Overnight, China's National Bureau of Statistics reported that China’s home prices fell for the first time in six years as the property slump deepens in the world’s second-largest economy. New-home prices in 70 cities, excluding state-subsidized housing, slid 0.08% in September from August, the first drop since April 2015. Values in the secondary market declined 0.19%, down for a second month.
Some more details from Goldman:
- Average housing prices in the primary market edged down 0.5% mom annualized in September, the first sequential decline since April 2015. Property prices in tier 1 cities rose 1.3% mom annualized in September after seasonal adjustments, moderating from 3.2% in August. Price appreciation in tier 2 cities also slowed to 1.9% mom annualized in September from 5.8% in August. Property prices in tier 3 cities fell further by 1.5% mom annualized in September following a decline of 1.0% in August and prices in tier 4 cities dropped 7.5% mom annualized in September (vs. -2.3% in August).
- Much fewer cities saw higher property prices in primary and secondary markets in September (Exhibit 2).
- Major cities' inventory months (sellable gross floor area divided by 12 month rolling gross floor area sold) rose marginally to 11.1 in September from 10.7 in August. The year-on-year decline in property sales and new starts narrowed slightly in September while property completions slowed based on NBS data.
- There appears to be some marginal easing on mortgage extension in September as suggested by the acceleration in household mid-to-long term loans after PBOC's window guidance in late August and late September. That said, Goldman warns that the policy direction of deleveraging the property sector is unlikely to shift, which could continue to weigh on overall growth next year.
Echoing what we said two weeks ago, Caixin notes that a slump in the home market is becoming more evident as developers including China Evergrande Group struggle to raise money and buyers stay away.
And since 70% of China's net worth is parked in housing, and since Chinese citizens have not encountered a drop in home prices since 2015, falling prices may fuel a vicious cycle by further weakening demand, worsening the cash shortage at builders and forcing them to offer bigger discounts.
As we reported previously, even though September is traditionally a peak season for the home market, residential sales tumbled 17% by area, investments slid for the first time since early 2020, and the rate of failed land auctions climbed to the highest since at least 2018.

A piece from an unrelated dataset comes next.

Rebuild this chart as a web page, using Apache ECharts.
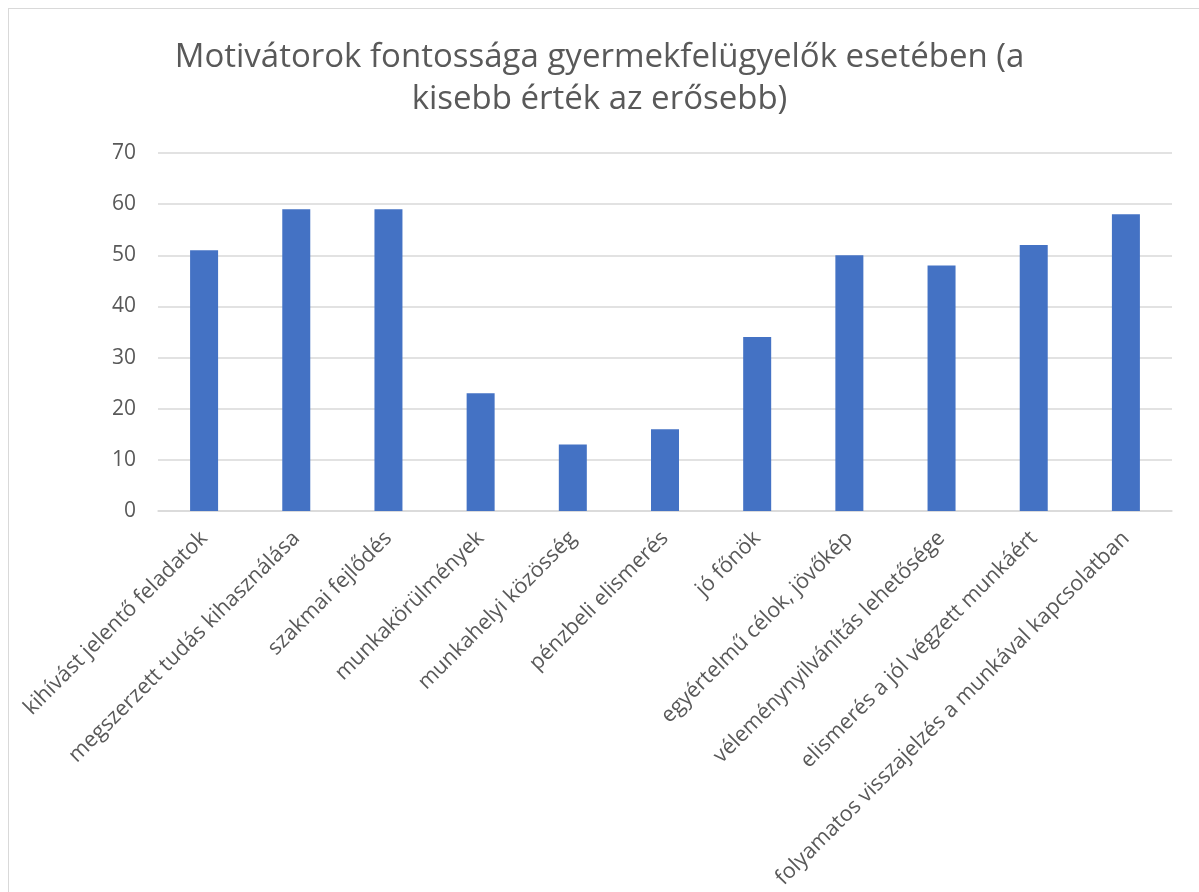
<!DOCTYPE html>
<html>
<head>
<meta charset="utf-8">
<script src="https://cdn.jsdelivr.net/npm/echarts@6/dist/echarts.min.js"></script>
<style>
html,body{margin:0;padding:0;background:#fff;}
#frame{position:absolute;left:8px;top:8px;width:1300px;height:1000px;border:1.5px solid #d9d9d9;box-sizing:border-box;}
#chart{position:absolute;left:0;top:0;width:1199px;height:892px;}
</style>
</head>
<body>
<div id="frame"></div>
<div id="chart"></div>
<script>
const titleText = 'Motivátorok fontossága gyermekfelügyelők esetében (a\nkisebb érték az erősebb)';
const categories = [
  'kihívást jelentő feladatok',
  'megszerzett tudás kihasználása',
  'szakmai fejlődés',
  'munkakörülmények',
  'munkahelyi közösség',
  'pénzbeli elismerés',
  'jó főnök',
  'egyértelmű célok, jövőkép',
  'véleménynyilvánítás lehetősége',
  'elismerés a jól végzett munkáért',
  'folyamatos visszajelzés a munkával kapcsolatban'
];
const values = [51, 59, 59, 23, 13, 16, 34, 50, 48, 52, 58];
const yTicks = {min: 0, max: 70, interval: 10};

const chart = echarts.init(document.getElementById('chart'), null, {renderer: 'canvas'});
chart.setOption({
  animation: false,
  backgroundColor: 'transparent',
  textStyle: {fontFamily: 'Open Sans'},
  title: {
    text: titleText,
    left: 'center',
    top: 32,
    textStyle: {fontFamily: 'Open Sans', fontSize: 33, fontWeight: 'normal', color: '#595959', lineHeight: 42}
  },
  grid: {left: 158, right: 27, top: 153, bottom: 381, containLabel: false, outerBoundsMode: 'none'},
  xAxis: {
    type: 'category',
    data: categories,
    axisLine: {show: true, lineStyle: {color: '#d9d9d9', width: 1.5}},
    axisTick: {show: false},
    axisLabel: {rotate: 45, interval: 0, margin: 24, fontSize: 21.5, color: '#595959', fontFamily: 'Open Sans'}
  },
  yAxis: {
    type: 'value',
    min: yTicks.min, max: yTicks.max, interval: yTicks.interval,
    axisLine: {show: false},
    axisTick: {show: false},
    splitLine: {lineStyle: {color: '#d9d9d9', width: 1.5}},
    axisLabel: {fontSize: 21, color: '#595959', margin: 22, fontFamily: 'Open Sans'}
  },
  series: [{
    type: 'bar',
    data: values,
    barWidth: 28,
    itemStyle: {color: '#4472c4'}
  }]
});
</script>
</body>
</html>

The downturn has continued into this month, with existing-home sales crashing 63% from a year earlier in the first 17 days of October, according to a Nomura note Monday.
“The new-home market faces relatively big downward pressure in the short term,” Yang Kewei, a research director at China Real Estate Information Corp., said before the figures were released. “The effects of price discounts are waning.”
Fears of contagion from the crisis at Evergrande have intensified after a surprise default by Fantasia Holdings last week and a wave of credit rating downgrades at other developers sent bond yields on Chinese high-yield dollar bonds, which are dominated by builders, soaring to their highest in about a decade, hurting a key funding channel for the sector. Yields did dip modestly after the PBOC sought to reassure the population that the situation is under control, in a deja vu moment from the days surrounding the Lehman bankruptcy.
That will have a knock-on effect on the broader economy, since Goldman Sachs Group Inc. estimates the property sector and related downstream industries make up almost a quarter of gross domestic product.